Going Beyond GA4 Standard Reports: Write Your Own Success Story with "Calculated Metrics"

Google Analytics 4 (GA4), in its current form, is a powerful analysis and measurement tool. However, it can treat the world's largest e-commerce site and a local B2B consulting firm with a "one-size-fits-all" approach. Yet, every business's definition of success is as unique as a fingerprint.
Standard reports tell you "What happened" (e.g., 500 sales, 10,000 sessions, 2% conversion rate). However, they are often silent when it comes to telling you "The quality of performance" or "The why."
This is exactly where Calculated Metrics, one of the most strategic yet underutilized features of GA4, comes into play. This feature is the art of transforming raw data into meaningful "Business Intelligence" for your business.
Why Should You Use Calculated Metrics?
For years, marketing teams have wasted time at the end of the month exporting GA4 data and calculating custom ratios in Excel or Looker Studio. "Calculated Metrics" eliminates this manual operational burden.
Switching to this feature provides you with three critical advantages:
Speed and Agility: The data is calculated instantaneously in the panel. You don't have to wait to download and process data for analysis.
Consistency (Single Source of Truth): Everyone looks at the same formula. The frequent meeting debate of "The conversion rate in your Excel is 3%, but in mine, it's 3.5%, which one is correct?" comes to an end.
Complete Customization: You make your business's unique KPIs (Key Performance Indicators) a natural part of GA4.
4 Critical Metrics Not Offered by GA4 as Standard and Their Use Cases
GA4 offers you hundreds of metrics but does not provide some specific ratios that measure the "heartbeat" of your business. Here are those vital data points and real-life scenarios you need to create with Calculated Metrics:
1. Cart-to-Detail Rate
What is it? It shows the percentage of unique users who viewed the product detail page and added that product to their cart.
Why is it important? Just looking at "bestsellers" can be misleading.
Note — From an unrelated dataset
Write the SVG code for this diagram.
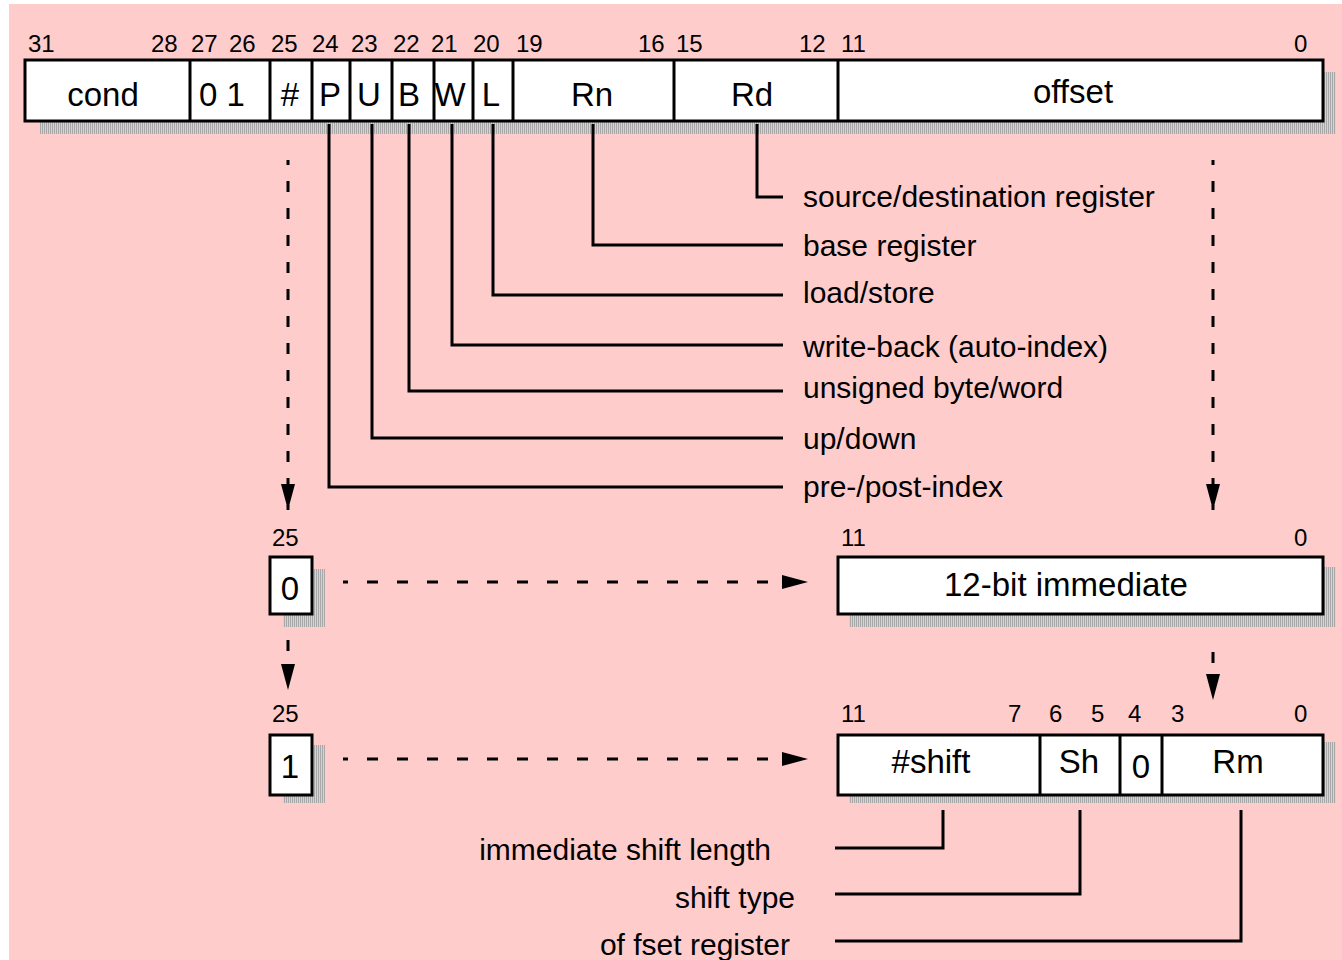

Example Scenario: If your "X Sneakers" page is viewed 50,000 times a month but only added to the cart 100 times (Low Rate), the problem is not with the traffic, but with the product page. Is the price too high? Is the description inadequate? Are the photos of low quality? This metric measures the "persuasive power" of the product page.
2. Return Rate
What is it? It shows the percentage of sold products that have been returned. (Note: It assumes returns are processed into the system.)
Why is it important? Revenue alone is not an indicator of success.
Example Scenario: Your digital marketing team might be celebrating achieving a 1:10 ROAS (Return on Ad Spend) on the "Y Coat" campaign. However, if the return rate of this product is 40%, the company is actually losing money due to logistics costs. Thanks to calculated metrics, you can see the "Net Success" and prevent wrong decisions.
3. Revenue per Session
What is it? It shows the average monetary value generated by each visit to your site (even if no purchase occurs).
Why is it important? It is the clearest way to measure traffic quality.
Example Scenario: The conversion rate of traffic coming from an influencer collaboration might seem low. However, if this audience is buying more expensive products, the Revenue per Session metric will be high. This metric proves which channel's traffic is more valuable in terms of "Share of Wallet."
4. Video Completion Rate
What is it? It shows the percentage of users who started a video and watched it until the end.
Why is it important? If you are doing content marketing, the number of "Video Starts" is a vanity metric.
Example Scenario: A promotional video started by 10,000 people but closed by 90% of them in the first 5 seconds is a failure. Tracking the completion rate shows whether your content is actually being consumed, which indicates "User Loyalty."
Customization by Industry: What is Your Business?
The beauty of calculated metrics lies in their flexibility. You can build different equations according to your business model:
For B2B and Lead Gen Companies:
Qualified Lead Rate: (Number of Approved Forms / Total Number of Forms)
This rate checks whether the marketing team is bringing in "quality" rather than just "quantity."
For Content and News Sites:
Read Depth: (Users who reached 75% of the page / Users who opened the page)
Clicking on a news headline is easy, but what about getting them to read the content? This metric measures editorial success.
For E-Commerce:
Free Shipping Completion Rate: (Orders Exceeding the Free Shipping Limit / Total Orders)
With this metric, you can track whether your strategies to increase average order value (Upsell/Cross-sell) are working.
Those Who Manage Data Manage the Future
Calculated Metrics transform GA4 from a simple reporting tool into a tailored "Decision Support System" for your business. While your competitors are still trying to clean data in Excel spreadsheets, you can begin making strategic decisions with these metrics.